Dans son dernier compte-rendu des opérations, l’État-major des armées [EMA] aborde la question de ces enfants enrôlés par les groupes jihadistes en évoquant des missions de reconnaissance menées la semaine passée autour de la route nationale 16, entre les localités de Nokara et de Douentza, « en passant par le nord et le sud des monts Agapéthé. » Le Groupe de soutien à l’islam et aux musulmans [GSIM] est particulièrement actif dans cette zone.

Lors de cette opération, Barkhane et les forces partenaires ont démantelé un camp d’entraînement jihadiste dans la région de Nokara, « où se trouvaient notamment des enfants », a relaté l’EMA. Et si cela « n’est malheureusement pas un phénomène nouveau » car les GAT recourent à de jeunes hommes, voire des enfants, pour surveiller leur territoire de prédation », cette « tendance à l’enrôlement et l’endoctrinement de cette même population pour mener des opérations de combat se confirme », souligne-t-il.

Ainsi, le 11 mai, des militaires français et maliens alors en patrouille près de Hombori [sur la RN 16, à l’est de Nokara, ndlr] ont été pris à partie par un groupe armé ayant pris position sur un piton rocheux. « La manoeuvre d’encerclement a permis d’appréhender une vingtaine d’individus, dont 4 adolescents et 5 enfants », indique l’EMA. Ce qui près de la moitié de l’effectif jihadiste était composé de mineurs…

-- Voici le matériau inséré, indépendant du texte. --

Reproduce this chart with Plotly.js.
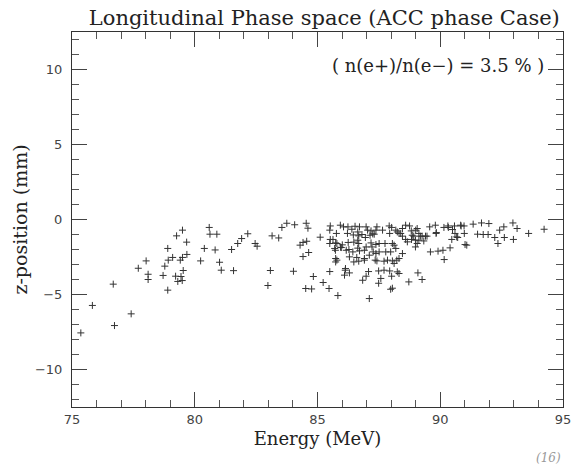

Quand ils sont capturés, ces enfants soldats sont envoyés dans un centre « ouvert » du gouvernement malien. En juillet 2020, le général Facon fit part d’une réflexion avec le Comité international de la Croix rouge [CICR] et les autorités maliennes afin de trouver une solution permettant « d’offrir à ces enfants et jeunes une perspective un peu plus intéressante en terme d’éducation. » Depuis, aucune annonce n’a été faite à ce sujet.